Need a job? Invent it.

Have you ever wondered what the job market will look like in 10, 20 years time?

Have you ever wondered what the job market will look like in 10, 20 years time? Or maybe you’re wondering what it will look like tomorrow or next week if, like us, you’re still on that quest to find that amazing job, or a winning idea for a start-up.

It’s tough world out there even for people with years of experience. And the concept of a job for life…..are you serious? That doesn’t even exist. So what to do. Ping off yet another online application or email? Show up at another job agency where they promise you they’ll have you on someone’s pay roll by next week?

Or maybe the answer is to take a more creative approach and invent your own job. In this articleTony Wagner, a Harvard education specialist (and author of the book Creating Innovators) says the future will be about re-inventing, re-engineering and reimagining your job more often than your parents.

This means a total revamp of the current education system.

Innovation - bringing something new or original into the market - he says, has to take centre stage.

He describes his own job as “a ‘translator between two hostile tribes’ - the education world and the business world. The people who teach our kids and the people who give them jobs”.

He argues that with highly paid, middle class jobs a thing of the past, education shouldn’t be about making kids college ready, but making them innovation ready. So solving problems creatively or bringing new possibilities to life should be how we’re taught to get ahead in life. In other words schools, colleges, universities need to put an emphasis on critical thinking, communication and collaboration rather than pure academic knowlege.

Does this sound like your school or college experience? It doesn’t have much resonance with mine - I often felt my university lecturers were literally from another century.

And remember those careers libraries (or cupboards) where you were steered towards safe professions and these jobs for life (which of course now don’t exist).

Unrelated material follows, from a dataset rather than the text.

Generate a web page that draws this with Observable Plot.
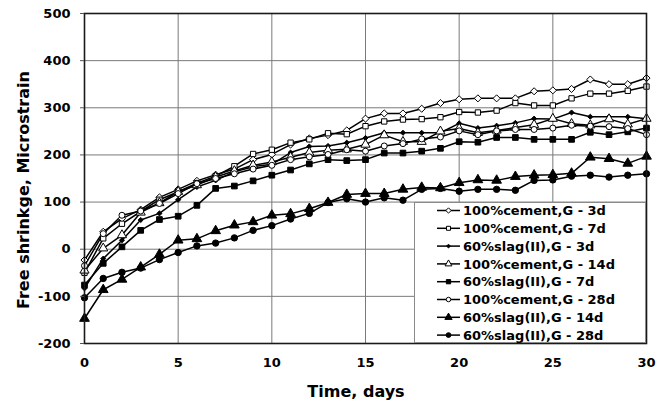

Wagner’s book is a fascinating read. Not only does he profile some pretty creative and dynamic young people but he also anlyses their upbringing, interviews their parents, teachers and mentors in a quest to find some common threads which may have boosted their innovativeness.

So if you’re in the midst of a career change or launching a small business from your bedroom or even on the cusp of entering the working world… remember…..necessity is the mother of invention.

And that certainly rings true in Africa.